Do not use category filtering too early in your research process. The most valuable Product Finder discoveries often come from products appearing in unexpected categories. Run a broad, uncategorised search first to see what surfaces — then use category filters to drill into promising areas.
Group 9 — Brand & Seller
Brand and seller filters are most useful for competitive intelligence rather than initial discovery. Use them to find all products from a specific brand or seller you are researching, or to exclude well-known brands from results when you want to focus on opportunities where you are not competing against established brand equity.
Group 10 — Date & Tracking
Date filters let you find products by how recently they were listed on Amazon. This is one of the most underappreciated filters for trend identification.
- Listed After — find products launched in the last 6–12 months that are already performing well. A product listed 6 months ago with BSR under 10,000 and under 100 reviews is a fast-growing opportunity with a low review barrier
- Listed Before — find established products with long track records.
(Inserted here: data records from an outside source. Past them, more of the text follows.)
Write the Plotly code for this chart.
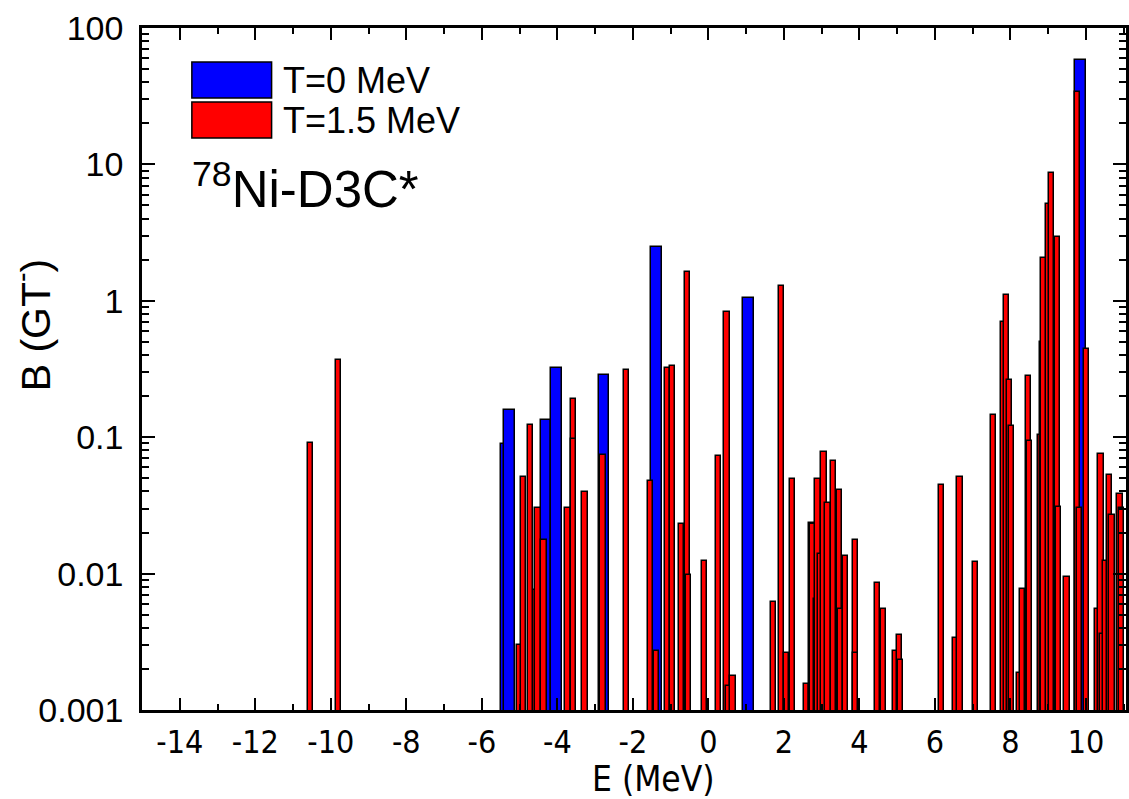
import plotly.graph_objects as go

# ---------------- data ----------------
E_T0 = [-5.36, -5.27, -4.30, -4.02, -2.77, -1.38, 1.06, 9.86]
B_T0 = [0.0887, 0.157, 0.134, 0.323, 0.284, 2.48, 1.04, 58.2]

E_T15 = [-10.53, -9.79,
         -4.61, -4.99, -4.90, -4.72, -4.51, -4.35, -3.72, -3.58, -3.57, -3.27,
         -2.79, -2.17, -1.54, -1.38, -1.08, -0.95, -0.71, -0.55, -0.52,
         -0.11, 0.26, 0.49, 0.54, 0.65, 1.72, 1.93, 2.06, 2.22,
         2.60, 2.73, 2.77, 2.86, 2.90, 2.97, 3.19, 3.06, 3.17, 3.32, 3.47, 3.50,
         3.64, 3.89, 3.90, 4.47, 4.64, 4.95, 5.07, 5.09,
         6.17, 6.54, 6.66, 7.07, 7.55, 7.83, 7.90, 7.97, 8.03, 8.23, 8.32,
         8.48, 8.50, 8.79, 8.84, 8.89, 9.02, 9.08, 9.24, 9.27, 9.50,
         9.78, 9.83, 10.02, 10.32, 10.40, 10.45, 10.51, 10.62, 10.69, 10.90, 10.95]
B_T15 = [0.090, 0.369,
         0.0076, 0.0030, 0.0508, 0.123, 0.0301, 0.0176, 0.0301, 0.191, 0.0975, 0.0397,
         0.0741, 0.313, 0.048, 0.00269, 0.32, 0.33, 0.0231, 1.62, 0.00977,
         0.0124, 0.0732, 0.824, 0.0015, 0.00178, 0.00622, 1.29, 0.00263, 0.0494,
         0.00155, 0.0235, 0.023, 0.0065, 0.0494, 0.0139, 0.0118, 0.0783, 0.0328, 0.0669, 0.0408, 0.0055,
         0.0134, 0.0175, 0.00263, 0.00858, 0.0055, 0.0027, 0.00356, 0.00233,
         0.0446, 0.0034, 0.0508, 0.0121, 0.145, 0.70, 1.11, 0.264, 0.121, 0.00186, 0.00767,
         0.282, 0.0933, 0.104, 0.50, 2.07, 5.13, 8.6, 2.95, 0.0306, 0.0095,
         33.8, 0.0302, 0.441, 0.0055, 0.0757, 0.0036, 0.0124, 0.0531, 0.027, 0.0384, 0.0302]

X_TICKS = [-14, -12, -10, -8, -6, -4, -2, 0, 2, 4, 6, 8, 10]
X_TICKTEXT = ["-14", "-12", "-10", "-8", "-6", "-4", "-2", "0", "2", "4", "6", "8", "10"]
Y_TICKS = [0.001, 0.01, 0.1, 1, 10, 100]
Y_TICKTEXT = ["0.001", "0.01", "0.1", "1", "10", "100"]

LEGEND_LABELS = ["T=0 MeV", "T=1.5 MeV"]

# ---------------- layout geometry ----------------
W, H = 1129, 799
L, R, T, Bm = 142, 1129, 28, 710  # plot area in pixels


def px(x):
    return (x - L) / (R - L)


def py(y):
    return (Bm - y) / (Bm - T)


FONT = "Liberation Sans, Arial, sans-serif"
NARROW = "DejaVu Sans Condensed, Liberation Sans Narrow, Arial Narrow, Liberation Sans, Arial, sans-serif"

fig = go.Figure()
fig.add_trace(go.Bar(x=E_T0, y=B_T0, width=0.28, name=LEGEND_LABELS[0],
                     marker=dict(color="#0000FF", line=dict(color="black", width=1.5)),
                     showlegend=False))
fig.add_trace(go.Bar(x=E_T15, y=B_T15, width=0.14, name=LEGEND_LABELS[1],
                     marker=dict(color="#FF0000", line=dict(color="black", width=1.5)),
                     showlegend=False))

fig.update_layout(
    width=W, height=H,
    margin=dict(l=L, r=W - R, t=T, b=H - Bm, pad=0),
    paper_bgcolor="white", plot_bgcolor="white",
    barmode="overlay", bargap=0,
    font=dict(family=FONT, color="black", size=30),
    xaxis=dict(range=[-15, 11.06], tickmode="array", tickvals=X_TICKS,
               ticktext=X_TICKTEXT,
               ticks="inside", ticklen=12, tickwidth=2, tickcolor="black",
               showline=True, linewidth=2.5, linecolor="black", mirror="ticks",
               showgrid=False, zeroline=False, ticklabelstandoff=2,
               tickfont=dict(family=NARROW, size=32),
               minor=dict(dtick=1, tick0=0, ticks="inside", ticklen=6, tickwidth=2,
                          tickcolor="black", showgrid=False)),
    yaxis=dict(type="log", range=[-3, 2], tickmode="array", tickvals=Y_TICKS,
               ticktext=Y_TICKTEXT,
               ticks="inside", ticklen=13, tickwidth=2, tickcolor="black",
               showline=True, linewidth=2.5, linecolor="black", mirror="ticks",
               showgrid=False, zeroline=False, ticklabelstandoff=9,
               tickfont=dict(family=FONT, size=34),
               minor=dict(dtick="D1", ticks="inside", ticklen=7, tickwidth=1.5,
                          tickcolor="black", showgrid=False)),
)

shapes = []
annotations = []
# legend boxes
shapes.append(dict(type="rect", xref="paper", yref="paper",
                   x0=px(192), x1=px(272), y0=py(98), y1=py(62),
                   fillcolor="#0000FF", line=dict(color="black", width=1.5)))
shapes.append(dict(type="rect", xref="paper", yref="paper",
                   x0=px(192), x1=px(272), y0=py(138), y1=py(102),
                   fillcolor="#FF0000", line=dict(color="black", width=1.5)))
annotations.append(dict(text=LEGEND_LABELS[0], xref="paper", yref="paper",
                        x=px(281), y=py(80), xanchor="left", yanchor="middle",
                        showarrow=False, font=dict(size=36)))
annotations.append(dict(text=LEGEND_LABELS[1], xref="paper", yref="paper",
                        x=px(281), y=py(120), xanchor="left", yanchor="middle",
                        showarrow=False, font=dict(size=36)))
annotations.append(dict(text="<sup>78</sup>Ni-D3C*", xref="paper", yref="paper",
                        x=px(190), y=py(186), xanchor="left", yanchor="middle",
                        showarrow=False, font=dict(size=51)))
# axis titles
annotations.append(dict(text="B (GT<sup>-</sup>)", xref="paper", yref="paper",
                        x=px(32), y=py(325), xanchor="center", yanchor="middle",
                        textangle=-90, showarrow=False, font=dict(size=41)))
annotations.append(dict(text="E (MeV)", xref="paper", yref="paper",
                        x=px(655), y=py(779), xanchor="center", yanchor="middle",
                        showarrow=False, font=dict(family=NARROW, size=35)))
fig.update_layout(shapes=shapes, annotations=annotations)

fig.write_html("out.html")
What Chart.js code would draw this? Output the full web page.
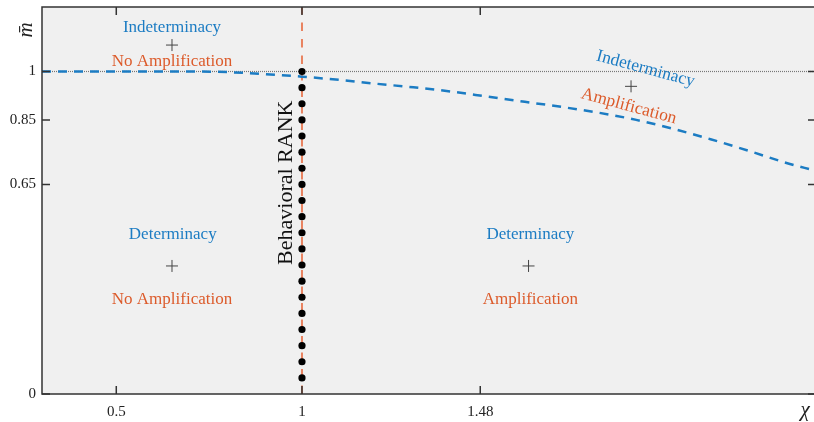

Useful when you want to validate that demand has existed for years, not just months
- In Saved Items — filter to see only products you have already saved, useful for reviewing your candidate shortlist
Putting it all together — the precision filter stack
The most effective Product Finder searches combine filters from multiple groups into a coherent stack. Here is a proven combination for finding fast-growing, low-competition opportunities:
- BSR: 1,000–15,000 | Monthly Sales: Min 300 | 90-Day BSR Average: Max 20,000
- Review Count: Max 300 | Min Rating: 3.8 stars
- BSR Trend: Improving | Competition: Low or Medium
- Fulfillment: FBA only | Amazon Listed: No
- Item Weight: Max 2kg | Buy Box Price: $15–$60
- Listed After: 12 months ago (to find growing products, not just established ones)
Save your best filter combinations using the browser bookmark or note them down. Product Finder searches are not saved between sessions by default. Your most productive filter stacks are valuable IP — they represent the exact criteria that define your target opportunity profile, refined through research experience.
Filters are not constraints — they are a language for describing the opportunity you are looking for. The more precisely you can articulate what a good product looks like in data terms, the more precisely Product Finder can surface it. Building your filter intuition takes time, but every search that returns surprising results teaches you something about how the market is structured.